La chute de l'an pire

petisaintleu

Nous étions le 27 décembre. Une sorte d'interrègne entre la poire et le dessert, après les engueulades en famille de la Nativité, dans l'attente du réveillon du 31 où on pourrait se lâcher entre potes.

Miraculeusement, Romain évita les fourches caudines de sa mère, elle qui ne manquait jamais de l'humilier. Issue de la plèbe, elle avait, durant des décennies, lustré son apparence jusqu'à magnifier son passé et réinventer sa généalogie. Elle ne supportait pas qu'il ne fût pas porphyrogénète. Il était né avant l'ascension paternelle. Il représentait un danger. Ses souvenirs d'enfance pouvaient trahir l'époque des fins de mois difficiles. La macédoine de légumes dominicale avait laissé des traces de leurs origines modestes, bien avant qu'ils ne gravissent l'échelle sociale qui les mènerait vers un immeuble cossu du boulevard du Montparnasse où une armée de persans avaient pris possession des ottomanes.

Parvenu dans l'arène du salon familial, son teint d'ivoire trahissait le martyre qu'il s'apprêtait à subir. Tel Sisyphe, il était condamné à voir ses précieux efforts condamnés pour remonter la pente de l'humiliation passée, annihilée dès que l'on s'approchait du tartare de saumon.

Sa mère était étrangement silencieuse. Son père en fut même réduit à sortir de son calme olympien pour taire un silence de catacombes. Tel Hannibal dans un magasin de porcelaine chryséléphantine, il entama quelques banalités qui tinrent d'une victoire à la Pyrrhus et qui eurent au moins le mérite de créer un modus vivendi. En son for intérieur, Romain en était réduit à prier pour que les étouffe-chrétiens arrivassent et les rapprochassent de son retour chez sa dulcinée. Blandine avait préféré rester dans leurs pénates, lasse d'assister à un pugilat qui se terminerait par la crucifixion – nul besoin d'être un oracle pour le prévoir – de son époux.

Pourtant, les dés n'étaient pas jetés. Un aléa vint mettre à mal tous les pronostics. Alors qu'elle s'apprêtait à servir les huîtres, la matrone fut prise d'un étourdissement et se retrouva au sol. À défaut d'une révolution, on se passa de restauration. La soirée se termina aux urgences de la Pitié. Minuit passé, on attendait le diagnostic. Romain et son paternel restèrent la nuit dans la salle d'attente à crécher sur un banc qui leur cassa les reins.

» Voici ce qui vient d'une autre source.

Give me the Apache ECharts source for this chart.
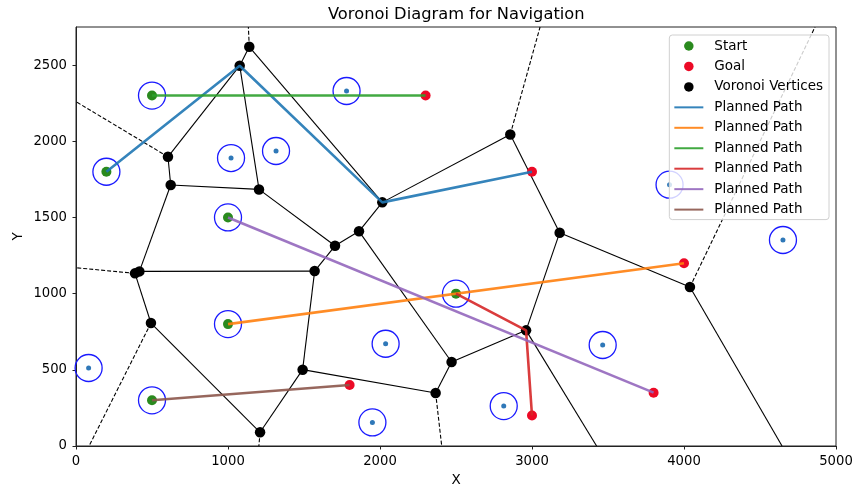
<!DOCTYPE html>
<html>
<head>
<meta charset="utf-8">
<script src="https://cdn.jsdelivr.net/npm/echarts@6/dist/echarts.min.js"></script>
<style>
html,body{margin:0;padding:0;background:#fff;}
#chart{width:855px;height:489px;}
</style>
</head>
<body>
<div id="chart"></div>
<script>
// ---- data ----
const xTicks = [0, 1000, 2000, 3000, 4000, 5000];
const yTicks = [0, 500, 1000, 1500, 2000, 2500];

const startPoints = [[200, 1800], [1000, 800], [500, 2300], [2500, 1000], [1000, 1500], [500, 300]];
const goalPoints  = [[3000, 1800], [4000, 1200], [2300, 2300], [3000, 200], [3800, 350], [1800, 400]];
const obstaclePoints = [[1780, 2330], [1020, 1890], [1316, 1936], [3905, 1715], [4651, 1352],
                        [83, 512], [2037, 671], [1950, 155], [2814, 262], [3465, 663]];

const voronoiVertices = [[1140, 2620], [1077, 2496], [605, 1898], [623, 1713], [1204, 1684],
  [2015, 1599], [1862, 1409], [1704, 1314], [388, 1133], [417, 1146], [1570, 1148],
  [493, 807], [1491, 501], [1211, 90], [2366, 348], [2471, 551], [2961, 759],
  [4039, 1043], [2857, 2045], [3182, 1400]];

const finiteEdges = [
  [[1140, 2620], [1077, 2496]], [[1140, 2620], [2015, 1599]], [[1077, 2496], [605, 1898]],
  [[1077, 2496], [1204, 1684]], [[605, 1898], [623, 1713]], [[623, 1713], [1204, 1684]],
  [[623, 1713], [417, 1146]], [[1204, 1684], [1704, 1314]], [[1704, 1314], [1862, 1409]],
  [[1862, 1409], [2015, 1599]], [[1862, 1409], [2471, 551]], [[1704, 1314], [1570, 1148]],
  [[1570, 1148], [417, 1146]], [[1570, 1148], [1491, 501]], [[388, 1133], [417, 1146]],
  [[388, 1133], [493, 807]], [[493, 807], [1211, 90]], [[1211, 90], [1491, 501]],
  [[1491, 501], [2366, 348]], [[2366, 348], [2471, 551]], [[2471, 551], [2961, 759]],
  [[2961, 759], [3182, 1400]], [[2961, 759], [3425, 0]], [[3182, 1400], [2857, 2045]],
  [[3182, 1400], [4039, 1043]], [[2857, 2045], [2015, 1599]], [[4039, 1043], [4645, 0]]
];
const infiniteEdges = [
  [[1140, 2620], [1134, 2750]], [[605, 1898], [0, 2260]], [[388, 1133], [0, 1170]],
  [[493, 807], [86, 0]], [[1211, 90], [1203, 0]], [[2366, 348], [2406, 0]],
  [[2857, 2045], [3053, 2750]], [[4039, 1043], [4862, 2750]]
];

const pathNames = ['Planned Path 1', 'Planned Path 2', 'Planned Path 3', 'Planned Path 4', 'Planned Path 5', 'Planned Path 6'];
const pathColors = ['#1f77b4', '#ff7f0e', '#2ca02c', '#d62728', '#9467bd', '#8c564b'];
const paths = [
  [[200, 1800], [1077, 2496], [2015, 1599], [3000, 1800]],
  [[1000, 800], [4000, 1200]],
  [[500, 2300], [2300, 2300]],
  [[2500, 1000], [2961, 759], [3000, 200]],
  [[1000, 1500], [3800, 350]],
  [[500, 300], [1800, 400]]
];

// ---- chart ----
const FONT = 'DejaVu Sans';
const chart = echarts.init(document.getElementById('chart'), null, {renderer: 'canvas'});

const series = [
  {
    type: 'lines', coordinateSystem: 'cartesian2d', silent: true, z: 2,
    data: finiteEdges.map(e => ({coords: e})),
    lineStyle: {color: '#000', width: 1.1, opacity: 1}
  },
  {
    type: 'lines', coordinateSystem: 'cartesian2d', silent: true, z: 2,
    data: infiniteEdges.map(e => ({coords: e})),
    lineStyle: {color: '#000', width: 1.1, type: [4, 2], opacity: 1}
  },
  {
    name: 'rings', type: 'scatter', z: 3, silent: true,
    data: startPoints.concat(obstaclePoints),
    symbol: 'circle', symbolSize: 27,
    itemStyle: {color: 'rgba(0,0,0,0)', borderColor: '#1a1aff', borderWidth: 1.3, opacity: 1}
  },
  {
    name: 'obstacles', type: 'scatter', z: 3, silent: true,
    data: obstaclePoints, symbolSize: 5,
    itemStyle: {color: '#2f78b8', opacity: 1}
  },
  {
    name: 'Voronoi Vertices', type: 'scatter', z: 4,
    data: voronoiVertices, symbolSize: 10.5,
    itemStyle: {color: '#000', opacity: 1}
  },
  {
    name: 'Start', type: 'scatter', z: 5,
    data: startPoints, symbolSize: 10,
    itemStyle: {color: '#2a8a1e', opacity: 1}
  },
  {
    name: 'Goal', type: 'scatter', z: 5,
    data: goalPoints, symbolSize: 10,
    itemStyle: {color: '#ec0a26', opacity: 1}
  }
];
paths.forEach((p, i) => {
  series.push({
    name: pathNames[i], type: 'line', z: 6,
    data: p, symbol: 'none', showSymbol: false,
    lineStyle: {color: pathColors[i], width: 2.6, opacity: 0.9},
    itemStyle: {color: pathColors[i], opacity: 0.9}
  });
});

const legendData = ['Start', 'Goal', 'Voronoi Vertices'].map(n => ({name: n}))
  .concat(pathNames.map(n => ({name: n, itemStyle: {color: 'rgba(0,0,0,0)', borderWidth: 0, opacity: 0}})));

const numFmt = v => String(v);

chart.setOption({
  animation: false,
  backgroundColor: '#fff',
  title: {
    text: 'Voronoi Diagram for Navigation',
    left: 328, top: 7, padding: 0,
    textStyle: {fontFamily: FONT, fontSize: 16.3, fontWeight: 'normal', color: '#000'}
  },
  grid: {left: 76, right: 19, top: 27, bottom: 43, containLabel: false, outerBoundsMode: 'none',
         show: true, borderColor: '#222', borderWidth: 1, backgroundColor: 'rgba(0,0,0,0)'},
  legend: {
    orient: 'vertical', right: 26, top: 35,
    data: legendData,
    formatter: name => name.replace(/ \d+$/, ''),
    backgroundColor: 'rgba(255,255,255,0.8)',
    borderColor: '#d0d0d0', borderWidth: 1, borderRadius: 3,
    padding: [4, 6, 3, 4],
    itemWidth: 29, itemHeight: 9.5, itemGap: 6.45,
    textStyle: {fontFamily: FONT, fontSize: 13.5, color: '#000', lineHeight: 14, padding: [0, 0, 0, 6]},
    selectedMode: false
  },
  xAxis: {
    type: 'value', min: 0, max: 5000, interval: 1000,
    name: 'X', nameLocation: 'middle', nameGap: 27, nameMoveOverlap: false,
    nameTextStyle: {fontFamily: FONT, fontSize: 13.5, color: '#000'},
    axisLine: {show: true, onZero: false, lineStyle: {color: '#222', width: 1}},
    axisTick: {show: true, length: 3.5, lineStyle: {color: '#222', width: 1}, customValues: xTicks},
    axisLabel: {fontFamily: FONT, fontSize: 13.2, color: '#000', margin: 9.5, customValues: xTicks, formatter: numFmt},
    splitLine: {show: false}
  },
  yAxis: {
    type: 'value', min: 0, max: 2750, interval: 500,
    name: 'Y', nameLocation: 'middle', nameGap: 51, nameRotate: 90, nameMoveOverlap: false,
    nameTextStyle: {fontFamily: FONT, fontSize: 13.5, color: '#000'},
    axisLine: {show: true, onZero: false, lineStyle: {color: '#222', width: 1}},
    axisTick: {show: true, length: 3.5, lineStyle: {color: '#222', width: 1}, customValues: yTicks},
    axisLabel: {fontFamily: FONT, fontSize: 13.2, color: '#000', margin: 9, customValues: yTicks, formatter: numFmt},
    splitLine: {show: false}
  },
  series: series
});
</script>
</body>
</html>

Enfin, le médecin de garde arriva. Le couperet tomba : inutile de faire l'autruche ; le pronostic vital de Marie-Antoinette était engagé. Tout se mit à valser dans l'esprit de notre héros. Quant à l'auguste mari, il se mura dans un bien étrange silence. Le mâle de Naples – il était d'origine de Campanie – pressentait que les rites orgiaques qu'il pratiquait avaient fini par pénétrer sa peu commode concubine.

Deux jours plus tard, il appela Romain. Fou de douleur, il abdiqua pour se confier sur ses errements et ses conséquences mortifères. Son Eurydice était désormais aux Enfers.

Pour Romain, ce fut une renaissance. Son père l'avait aidé à tuer la mère alors qu'il s'apprêtait à consulter un psychologue. Il eut enfin le courage de franchir le Rubicon et construire sa vie sans avoir à regarder en arrière. Il faut dire que les confessions sodomites de son paternel étaient un motif suffisant pour ne pas se tourner vers le passé ce qui n'aurait pas manqué de le pétrifier.

Il n'annula pas la soirée de la Saint-Sylvestre. Dire que ses amis l'attendaient comme le messie serait un peu exagéré. Mais on aimait sa compagnie, toujours prompte à sortir un jeu de mots dont il avait le secret.

Le soir de Noël suivant, il était en paix avec lui-même. Il n'avait plus les boules et il savait qu'il pourrait aller de l'Avent et au-delà. Sa Folcoche de mère sentait le sapin et depuis une année, il avait étrenné ce qui augurait l'annonciation de sa nouvelle existence. À la messe de minuit, il entama le chant des calendes dans un esprit de libération et de joie.